Experts warn of ‘criminal’ lack of communication with staff over their wellbeing, and urge businesses to encourage openness and train line managers appropriately.]
A quarter of employees have had no wellbeing check-ins since the start of the pandemic, a survey has revealed, leading to calls from experts for employers to “catch up” to the mental health crisis.
In the poll of 2,000 workers by Mental Health First Aid (MHFA) England, 25 per cent said their workplace had not checked in on their mental health since the crisis hit a year ago. Similarly, nearly a third (29 per cent) have never had a conversation with their line manager about their mental health.
Only a third (32 per cent) of employees said mental health and wellbeing support improved over the pandemic, compared to 43 per cent of respondents who said their support stayed the same or worsened. Two-fifths (41 per cent) said they had less frequent wellbeing check-ins or none at all.

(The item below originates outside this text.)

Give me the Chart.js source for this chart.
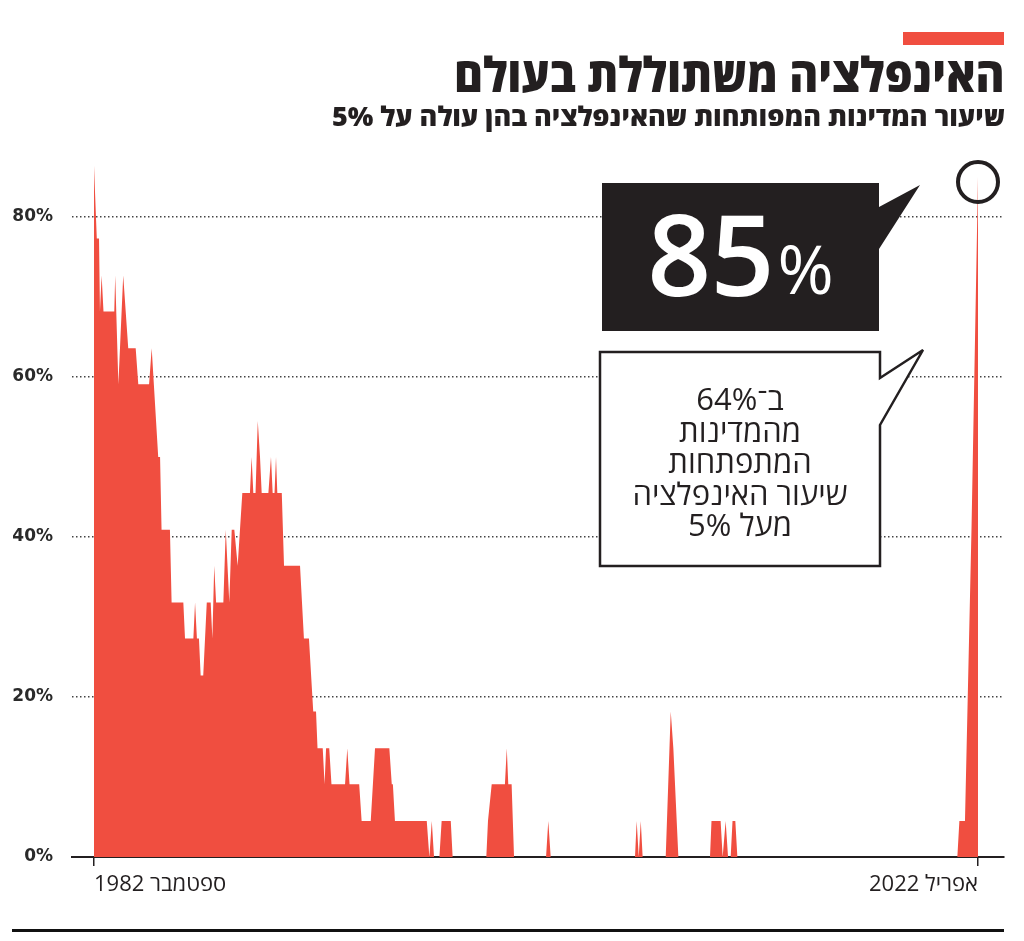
<!DOCTYPE html>
<html lang="he">
<head>
<meta charset="utf-8">
<script src="https://cdn.jsdelivr.net/npm/chart.js@4"></script>
<style>
  html, body { margin: 0; padding: 0; background: #fff; }
  body { width: 1024px; height: 941px; position: relative; overflow: hidden; font-family: "Open Sans", "Liberation Sans", "DejaVu Sans", sans-serif; color: #231f20; }
  #chart { position: absolute; left: 0; top: 0; }
  .abs { position: absolute; }
  #topbar { left: 903px; top: 32px; width: 101px; height: 13px; background: #f04e40; }
  #title { right: 19px; top: 50px; font-size: 48px; font-weight: 800; line-height: 1; white-space: nowrap; direction: rtl; transform: scaleX(0.92); transform-origin: right center; }
  #subtitle { right: 19px; top: 102px; font-size: 27px; font-weight: 800; line-height: 1; white-space: nowrap; direction: rtl; }
  #bottomrule { left: 12px; top: 929px; width: 992px; height: 3px; background: #111; }
  #big { left: 602px; top: 179px; width: 277px; height: 148px; color: #fff; display: flex; align-items: center; justify-content: center; direction: ltr; }
  #big .num { font-size: 112px; font-weight: 600; line-height: 1; letter-spacing: -1px; }
  #big .pct { font-size: 68px; font-weight: 500; line-height: 1; margin-left: 4px; align-self: center; margin-top: 30px; }
  #note { left: 600px; top: 383px; width: 280px; text-align: center; direction: rtl; font-size: 31px; line-height: 31.5px; color: #231f20; }
</style>
</head>
<body>
<canvas id="chart" width="1024" height="941" dir="rtl"></canvas>

<svg class="abs" style="left:0;top:0" width="1024" height="941">
  <path d="M602,183 H879 V207 L920,185 L879,249 V331 H602 Z" fill="#231f20"/>
  <path d="M600,352 H880 V378 L923,350 L880,425 V566 H600 Z" fill="#fff" stroke="#231f20" stroke-width="2.5"/>
</svg>

<div class="abs" id="topbar"></div>
<div class="abs" id="title">האינפלציה משתוללת בעולם</div>
<div class="abs" id="subtitle">שיעור המדינות המפותחות שהאינפלציה בהן עולה על 5%</div>
<div class="abs" id="big"><span class="num">85</span><span class="pct">%</span></div>
<div class="abs" id="note">ב־64%<br>מהמדינות<br>המתפתחות<br>שיעור האינפלציה<br>מעל 5%</div>
<div class="abs" id="bottomrule"></div>

<script>
// months since September 1982 (0) up to April 2022 (475), at the points where the line turns
const monthOffsets = [
  0, 1.5, 2.7, 3.2, 4.1, 5.1, 10.9, 11.4, 13.1, 15.7, 18.4, 22.4, 23.8, 29.6, 31,
  34.5, 35.5, 36.3, 40.8, 41.7, 48, 48.9, 53.4, 54.3, 55.3, 56.4, 57.3, 58.7,
  60.6, 62.7, 63.6, 64.6, 65.6, 69.5, 70.8, 72.7, 74, 75.4, 77.2, 79.7, 83.8,
  84.7, 85.6, 86.8, 88, 89.2, 90.1, 93.7, 95.1, 96, 97, 97.8, 98.5, 100.9,
  102.1, 110.7, 112.8, 115.5, 117.8, 119.3, 120.1, 122.9, 123.9, 124.7, 126.4,
  127.6, 134.9, 136.1, 137.3, 142.5, 143.8, 148.7, 151, 158.7, 160, 160.6,
  161.7, 178.8, 180.2, 181.5, 182.7, 185.6, 186.8, 191.7, 192.7,
  210.8, 211.7, 213.7, 220.8, 221.8, 222.6, 224.4, 225.7,
  242.9, 244.1, 245.4,
  290.7, 291.6, 292.7, 293.8, 294.8,
  307.2, 309.9, 311.3, 314,
  331, 331.8, 336.7, 337.8, 339.4, 340.7, 342.1, 343.1, 344.6, 345.7,
  463.9, 465, 468, 471.5, 475
];

// share of developed countries with inflation above 5%, in percent
const shareAbove5 = [
  86.4, 77.3, 77.3, 68.2, 72.7, 68.2, 68.2, 72.7, 59.1, 72.7, 63.6, 63.6, 59.1, 59.1, 63.6,
  50, 50, 40.9, 40.9, 31.8, 31.8, 27.3, 27.3, 31.8, 27.3, 27.3, 22.7, 22.7,
  31.8, 31.8, 27.3, 36.4, 31.8, 31.8, 40.9, 31.8, 40.9, 40.9, 36.4, 45.5, 45.5,
  50, 45.5, 45.5, 54.5, 50, 45.5, 45.5, 50, 45.5, 45.5, 50, 45.5, 45.5,
  36.4, 36.4, 27.3, 27.3, 18.2, 18.2, 13.6, 13.6, 9.1, 13.6, 13.6,
  9.1, 9.1, 13.6, 9.1, 9.1, 4.5, 4.5, 13.6, 13.6, 9.1, 9.1,
  4.5, 4.5, 0, 4.5, 0, 0, 4.5, 4.5, 0,
  0, 4.5, 9.1, 9.1, 13.6, 9.1, 9.1, 0,
  0, 4.5, 0,
  0, 4.5, 0, 4.5, 0,
  0, 18.2, 13.6, 0,
  0, 4.5, 4.5, 0, 4.5, 0, 0, 4.5, 4.5, 0,
  0, 4.5, 4.5, 40.9, 85
];

const xTickValues = [0, 475];
const xTickLabels = ['ספטמבר 1982', 'אפריל 2022'];
const yTickValues = [0, 20, 40, 60, 80];

const RED = '#f04e40';
const INK = '#231f20';

// ring around the last point
const ringPlugin = {
  id: 'ring',
  afterDatasetsDraw(chart) {
    const pts = chart.getDatasetMeta(0).data;
    const p = pts[pts.length - 1];
    const ctx = chart.ctx;
    ctx.save();
    ctx.beginPath();
    ctx.arc(p.x, p.y + 5, 20, 0, Math.PI * 2);
    ctx.lineWidth = 4;
    ctx.strokeStyle = INK;
    ctx.stroke();
    ctx.restore();
  }
};

const ctx = document.getElementById('chart').getContext('2d');
new Chart(ctx, {
  type: 'line',
  data: {
    datasets: [{
      data: monthOffsets.map((m, i) => ({ x: m, y: shareAbove5[i] })),
      borderWidth: 0,
      borderColor: RED,
      backgroundColor: RED,
      fill: 'origin',
      pointRadius: 0,
      tension: 0
    }]
  },
  options: {
    responsive: false,
    animation: false,
    layout: { padding: { left: 0, right: 20, top: 153, bottom: 0 } },
    plugins: { legend: { display: false }, tooltip: { enabled: false } },
    scales: {
      x: {
        type: 'linear',
        min: -11.82,
        max: 488.97,
        afterBuildTicks: (s) => { s.ticks = xTickValues.map(v => ({ value: v })); },
        afterFit: (s) => { s.height = 84; },
        grid: { drawOnChartArea: false, drawTicks: true, tickLength: 9, color: INK, lineWidth: 1.5 },
        border: { display: true, color: INK, width: 2 },
        ticks: {
          autoSkip: false,
          maxRotation: 0,
          align: 'inner',
          padding: 6,
          color: INK,
          font: { family: '"Open Sans", "Liberation Sans", "DejaVu Sans"', size: 22 },
          callback: (v, i) => xTickLabels[i]
        }
      },
      y: {
        min: 0,
        max: 88,
        afterBuildTicks: (s) => { s.ticks = yTickValues.map(v => ({ value: v })); },
        afterFit: (s) => { s.width = 72; },
        grid: { drawTicks: false, color: '#444', lineWidth: 1.5 },
        border: { display: false, dash: [1.5, 2.5] },
        ticks: {
          padding: 19,
          color: '#2a2a2a',
          font: { family: '"DejaVu Sans"', size: 17, weight: 'bold' },
          callback: (v) => v + '%'
        }
      }
    }
  },
  plugins: [ringPlugin]
});
</script>
</body>
</html>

In the UK, up to one in four adults and one in ten children will experience a mental health problem each year.
MHFA England has called on employers to increase support for employees, including encouraging regular wellbeing check-ins, facilitating activities to stay connected and ensuring managers have the training and resources to support staff.
Burnout and stress are costly, according to recent research from the Tufts Medical Centre, mental health needs and disorders are the single most expensive category of health costs for employers of all sizes and across all industries.
Mental health challenges can damage productivity, increase absenteeism and presenteeism, drive up turnover, and increase medical and disability costs for employers. In fact, it’s estimated that, pre-pandemic, over 550 million workdays annually were lost to employee stress.